Mathematical Modeling of Earth’s Dynamical Systems
Linkages between coastal geomorphology, ecology, and human activities
Linkages between coastal geomorphology and stratigraphy



Research Projects

A Geoeconomics Approach to Long-term Coastal Hazards Management

Characterizing a sustainable strategy to protect our coastlines requires an ability to make predictions about dynamic geomorphology, including localized shoreline change (erosion or accretion), barrier overwashing, and potential barrier drowning. These hazards and their interaction with human development need to be understood both over the long term and as the result of specific storm events. The goal of my research group on this project is to develop a framework for understanding the accumulated costs and benefits of coastal hazard management in the context of different response strategies, including beach nourishment practices and hard structures.

Managing for biodiversity and blue carbon in the face of sea-level rise and barrier-island migration

The marshes, bays, lagoons and tidal flats behind barriers support a high degree of biodiversity and also provide other ecosystem services including blue carbon storage. The proposed research focuses on the geologic and ecologic response of coupled barrier-backbarrier systems to relative sea-level rise and the implications for the backbarrier ecosystem services of biodiversity provision and blue carbon sequestration.
Morphodynamic model outcomes will be iteratively coupled with an economic model to provide insight into the best-practices for designing optimal barrier stabilization and marsh conservation and restoration programs which consider the net benefits from protecting blue carbon stocks, biodiversity, and beach width in a wide range of settings.
Field sites include: Parramore and Assawoman islands in Virginia; Fenwick/Assateague Island in Maryland / Delaware; Long Beach Island in New Jersey.

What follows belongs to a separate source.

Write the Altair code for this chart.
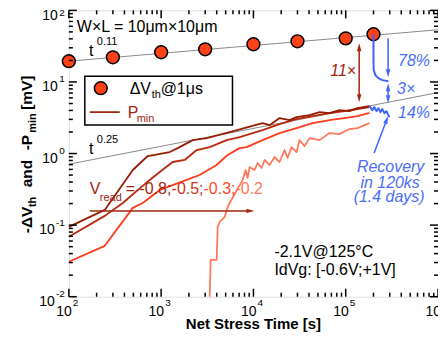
import altair as alt
import pandas as pd

FONT = "Liberation Sans"
W, H = 370, 287

# ---------------- data ----------------
circle_t = [100, 300, 1000, 3000, 10000, 30000, 100000, 200000]
circle_v = [19.5, 22.1, 26.0, 28.6, 33.6, 37.0, 40.7, 46.4]

fit_a_t = [100, 1000000]
fit_a_v = [19.5, 53.6]
fit_b_t = [100, 1000000]
fit_b_v = [0.71, 7.1]

p08_t = [100, 245, 493, 716, 1240, 1510, 2200, 3110, 5520, 12560, 14960, 19190, 24600,
         29310, 40540, 52020, 66680, 85500, 109700, 134000, 181000]
p08_v = [0.0945, 0.163, 0.589, 0.923, 1.05, 1.19, 1.54, 1.64, 1.99, 2.66, 2.49, 3.13, 2.93,
         3.23, 3.44, 3.79, 3.67, 4.04, 3.91, 4.30, 4.59]

p05_t = [100, 245, 384, 751, 966, 1334, 1799, 2427, 3357, 5127, 7086, 12560, 19190, 29310,
         43650, 66680, 96800, 134000, 181000]
p05_v = [0.0686, 0.1346, 0.204, 0.428, 0.552, 0.762, 0.813, 1.12, 1.23, 1.54, 1.70, 2.13,
         2.58, 3.03, 3.33, 3.67, 3.91, 4.17, 4.45]

p03_t = [100, 245, 493, 632, 966, 1892, 2612, 3990, 5250, 7086, 8430, 12560, 19190, 29310,
         43650, 66680, 96800, 134000, 181000]
p03_v = [0.0308, 0.0514, 0.174, 0.204, 0.310, 0.428, 0.502, 0.692, 0.953, 1.19, 1.23, 1.54,
         1.93, 2.27, 2.66, 2.93, 3.13, 3.33, 3.70]

p02_t = [3360, 3440, 4000, 4100, 4310, 4880, 5130, 5520, 7640, 8230, 8650, 9080, 10290,
         11090, 12250, 13210, 14960, 16940, 19190, 21740, 23430, 25890, 29310, 31580, 35780,
         40540, 52020, 66680, 85500, 109700, 134000, 181000]
p02_v = [0.01, 0.0328, 0.0328, 0.0946, 0.111, 0.130, 0.163, 0.204, 0.428, 0.589, 0.456,
         0.649, 0.589, 0.738, 0.628, 0.813, 0.692, 0.894, 0.762, 1.12, 0.866, 1.23, 1.05,
         1.54, 1.27, 1.64, 1.54, 1.93, 1.87, 2.20, 2.27, 2.66]

rec_p_t = [181000, 194500, 204600, 215300, 226000, 237700, 249700, 262500, 276000, 289800, 297200]
rec_p_v = [4.59, 4.04, 4.45, 3.91, 4.30, 3.79, 4.17, 3.67, 3.91, 3.44, 3.23]

rec_d_t = [200000, 200000, 201000, 209900, 226000, 249700, 289800]
rec_d_v = [46.4, 20.1, 14.6, 12.4, 11.3, 10.6, 10.2]

x_major = [100, 1000, 10000, 100000, 1000000]
x_exp = ["2", "3", "4", "5", "6"]
y_major = [100, 10, 1, 0.1, 0.01]
y_exp = ["2", "1", "0", "-1", "-2"]
minor_mult = [2, 3, 4, 5, 6, 7, 8, 9]

# colours
C08, C05, C03, C02 = "#961E05", "#B8280C", "#FF3B1C", "#FF7A5C"
DARK = "#A2260E"
BLUE = "#3F63FF"
BLUE_T = "#4A6EF5"
CIRC = "#FF4117"

# ---------------- helpers ----------------
xs = alt.Scale(type="log", domain=[100, 1000000])
ys = alt.Scale(type="log", domain=[0.01, 100])


def X(f="t"):
    return alt.X(f"{f}:Q", scale=xs, axis=None)


def Y(f="v"):
    return alt.Y(f"{f}:Q", scale=ys, axis=None)


def line(ts, vs, color, width, opacity=1):
    df = pd.DataFrame({"t": ts, "v": vs, "i": list(range(len(ts)))})
    return alt.Chart(df).mark_line(color=color, strokeWidth=width, opacity=opacity,
                                   strokeJoin="round").encode(x=X(), y=Y(), order="i:Q")


one = pd.DataFrame({"k": [0]})


def txt(s, x, y, size=16, color="black", align="left", baseline="alphabetic",
        style="normal", weight="normal", angle=0):
    return alt.Chart(one).mark_text(text=s, font=FONT, fontSize=size, color=color, align=align,
                                    baseline=baseline, fontStyle=style, fontWeight=weight,
                                    angle=angle).encode(x=alt.value(x), y=alt.value(y))


def seg(x1, y1, x2, y2, color, w=1.5):
    return alt.Chart(one).mark_rule(color=color, strokeWidth=w).encode(
        x=alt.value(x1), y=alt.value(y1), x2=alt.value(x2), y2=alt.value(y2))


HEAD = "M0,1L-0.55,-1L0.55,-1Z"


def head(x, y, angle, color, size=64):
    return alt.Chart(one).mark_point(shape=HEAD, filled=True, color=color, size=size,
                                     angle=angle, opacity=1, strokeWidth=0).encode(
        x=alt.value(x), y=alt.value(y))


layers = []

# fits
layers.append(line(fit_a_t, fit_a_v, "#8a8a8a", 1))
layers.append(line(fit_b_t, fit_b_v, "#8a8a8a", 1))

# Pmin curves
layers.append(line(p02_t, p02_v, C02, 1.8))
layers.append(line(p03_t, p03_v, C03, 1.8))
layers.append(line(p05_t, p05_v, C05, 1.8))
layers.append(line(p08_t, p08_v, C08, 1.8))

# circles
cdf = pd.DataFrame({"t": circle_t, "v": circle_v})
layers.append(alt.Chart(cdf).mark_point(shape="circle", filled=True, fill=CIRC, stroke="black",
                                        strokeWidth=1.5, size=165, opacity=1).encode(x=X(), y=Y()))

# recovery
layers.append(line(rec_p_t, rec_p_v, BLUE, 2))
layers.append(line(rec_d_t, rec_d_v, BLUE, 2))

# ---------------- ticks (inside, all four sides) ----------------
xt_major = pd.DataFrame({"t": x_major})
xt_minor = pd.DataFrame({"t": [d * m for d in x_major[:-1] for m in minor_mult]})
yt_major = pd.DataFrame({"v": y_major})
yt_minor = pd.DataFrame({"v": [d * m for d in y_major[1:] for m in minor_mult]})

for df, L in ((xt_major, 8), (xt_minor, 4)):
    layers.append(alt.Chart(df).mark_rule(color="black", strokeWidth=1.5).encode(
        x=X(), y=alt.value(H), y2=alt.value(H - L)))
    layers.append(alt.Chart(df).mark_rule(color="black", strokeWidth=1.5).encode(
        x=X(), y=alt.value(0), y2=alt.value(L)))
for df, L in ((yt_major, 8), (yt_minor, 4)):
    layers.append(alt.Chart(df).mark_rule(color="black", strokeWidth=1.5).encode(
        y=Y(), x=alt.value(0), x2=alt.value(L)))
    layers.append(alt.Chart(df).mark_rule(color="black", strokeWidth=1.5).encode(
        y=Y(), x=alt.value(W), x2=alt.value(W - L)))

# tick labels
xl = pd.DataFrame({"t": x_major, "e": x_exp})
layers.append(alt.Chart(xl).mark_text(text="10", font=FONT, fontSize=14, align="right",
                                      baseline="alphabetic", dx=3).encode(x=X(), y=alt.value(306)))
layers.append(alt.Chart(xl).mark_text(font=FONT, fontSize=10, align="left",
                                      baseline="alphabetic", dx=4).encode(
    x=X(), y=alt.value(296), text="e:N"))

yl = pd.DataFrame({"v": y_major, "e": y_exp})
yl_top = yl[yl["v"] >= 100]
yl_mid = yl[(yl["v"] < 100) & (~yl["e"].str.startswith("-"))]
yl_neg = yl[yl["e"].str.startswith("-")]
layers.append(alt.Chart(yl_top).mark_text(font=FONT, fontSize=10, align="right",
                                          baseline="alphabetic", dy=6).encode(
    x=alt.value(-4), y=Y(), text="e:N"))
layers.append(alt.Chart(yl_top).mark_text(text="10", font=FONT, fontSize=14, align="right",
                                          baseline="alphabetic", dy=10).encode(
    x=alt.value(-11), y=Y()))
for sub, xx in ((yl_mid, -11), (yl_neg, -14)):
    layers.append(alt.Chart(sub).mark_text(font=FONT, fontSize=10, align="right",
                                           baseline="alphabetic", dy=0.5).encode(
        x=alt.value(-4), y=Y(), text="e:N"))
    layers.append(alt.Chart(sub).mark_text(text="10", font=FONT, fontSize=14, align="right",
                                           baseline="alphabetic", dy=9).encode(
        x=alt.value(xx), y=Y()))

# axis titles
TS = 15.5
layers.append(txt("Net Stress Time  [s]", W / 2, 319, size=15, weight="bold", align="center"))
for s, xx, yy, sz in (("-\u0394V", -42, 210, TS), ("th", -36, 192, 11),
                      ("and", -42, 163.5, TS), ("-P", -42, 132.5, TS),
                      ("min", -36, 113, 11), ("[mV]", -42, 82.5, TS)):
    layers.append(txt(s, xx, yy, size=sz, weight="bold", align="center",
                      baseline="middle", angle=270))

# ---------------- in-plot text ----------------
layers.append(txt("W\u00d7L = 10\u03bcm\u00d710\u03bcm", 8, 22))
layers.append(txt("t", 22.5, 46, align="center"))
layers.append(txt("0.11", 28, 35, size=11))
layers.append(txt("t", 22.5, 144, align="center"))
layers.append(txt("0.25", 28, 133, size=11))

# legend
layers.append(alt.Chart(one).mark_rect(fill="white", stroke="black", strokeWidth=1.5).encode(
    x=alt.value(16), y=alt.value(66), x2=alt.value(164), y2=alt.value(115)))
layers.append(alt.Chart(one).mark_point(shape="circle", filled=True, fill=CIRC, stroke="black",
                                        strokeWidth=1.5, size=165, opacity=1).encode(
    x=alt.value(32), y=alt.value(78)))
layers.append(txt("\u0394V", 61, 84))
layers.append(txt("th", 83, 88, size=11))
layers.append(txt("@1\u03bcs", 92, 84))
layers.append(seg(21, 102, 51, 102, DARK, 1.8))
layers.append(txt("P", 59, 108, color=DARK))
layers.append(txt("min", 68, 112, size=11, color=DARK))

# Vread annotation
layers.append(txt("V", 21, 184, color=DARK))
layers.append(txt("read", 31, 191, size=11, color=DARK))
layers.append(txt("= -0.8;", 57, 184, color=DARK))
layers.append(txt("-0.5;", 103, 184, color="#C8361A"))
layers.append(txt("-0.3;", 135, 184, color="#FF4A2A"))
layers.append(txt("-0.2", 167, 184, color=C02))
layers.append(seg(21, 201, 182, 201, DARK, 1.5))
layers.append(head(182, 201, 270, DARK))

# 11x arrow
layers.append(seg(291, 37, 291, 88, DARK, 1.5))
layers.append(head(291, 37, 180, DARK))
layers.append(head(291, 88, 0, DARK))
layers.append(txt("11\u00d7", 288, 66, color=DARK, style="italic", align="right"))

# blue arrows
layers.append(seg(320, 28, 320, 63, BLUE, 1.5))
layers.append(head(320, 63, 0, BLUE))
layers.append(seg(320, 77, 320, 89, BLUE, 1.5))
layers.append(head(320, 77, 180, BLUE))
layers.append(head(320, 89, 0, BLUE))
layers.append(seg(306, 143, 318.6, 109.7, BLUE, 1.5))
layers.append(head(318.6, 109.7, 200.7, BLUE))

layers.append(txt("78%", 330, 56, color=BLUE_T, style="italic"))
layers.append(txt("3\u00d7", 329, 84, color=BLUE_T, style="italic"))
layers.append(txt("14%", 330, 108, color=BLUE_T, style="italic"))
layers.append(txt("Recovery", 322.5, 162, color=BLUE_T, style="italic", align="center"))
layers.append(txt("in 120ks", 322, 178, color=BLUE_T, style="italic", align="center"))
layers.append(txt("(1.4 days)", 321, 192, color=BLUE_T, style="italic", align="center"))

layers.append(txt("-2.1V@125\u00b0C", 206, 247))
layers.append(txt("IdVg: [-0.6V;+1V]", 206, 265))

chart = alt.layer(*layers).properties(
    width=W, height=H,
    autosize=alt.AutoSizeParams(type="none"),
    padding={"left": 61, "top": 2, "right": 0, "bottom": 36},
).configure_view(stroke="black", strokeWidth=2.5).configure(background="white")

chart.save("out.html", embed_options={"renderer": "svg", "actions": False})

Coupled barrier-backbarrier system responses to long-term coastal change

Higher sea levels will enable waves and currents to dramatically redistribute sediment along and across the coastal zone, resulting in a retreat of the shoreline significantly greater than that expected for simple inundation alone. Furthermore, complex barrier-backbarrier interactions may lead to runaway instabilities, forcing barriers towards a phase of rapid retrogradation (landward migration) unprecedented in the last 5000 years. However, despite these threats, a lack of quantitative understanding of the relative roles of antecedent topographies, overwash fluxes, tidal regimes, and backbarrier sedimentation processes (all factors which vary greatly among both natural and anthropogenically influenced barriers) in the response of barriers to coastal change remains. My research group addresses these questions through a closely integrated program consisting of numerical simulations of barrier dynamics, tested using field data collected from diverse barrier islands.

Other project directions

Fluvial deltas,
Reef Islands,
Computational Hydrodynamics in the coastal environment.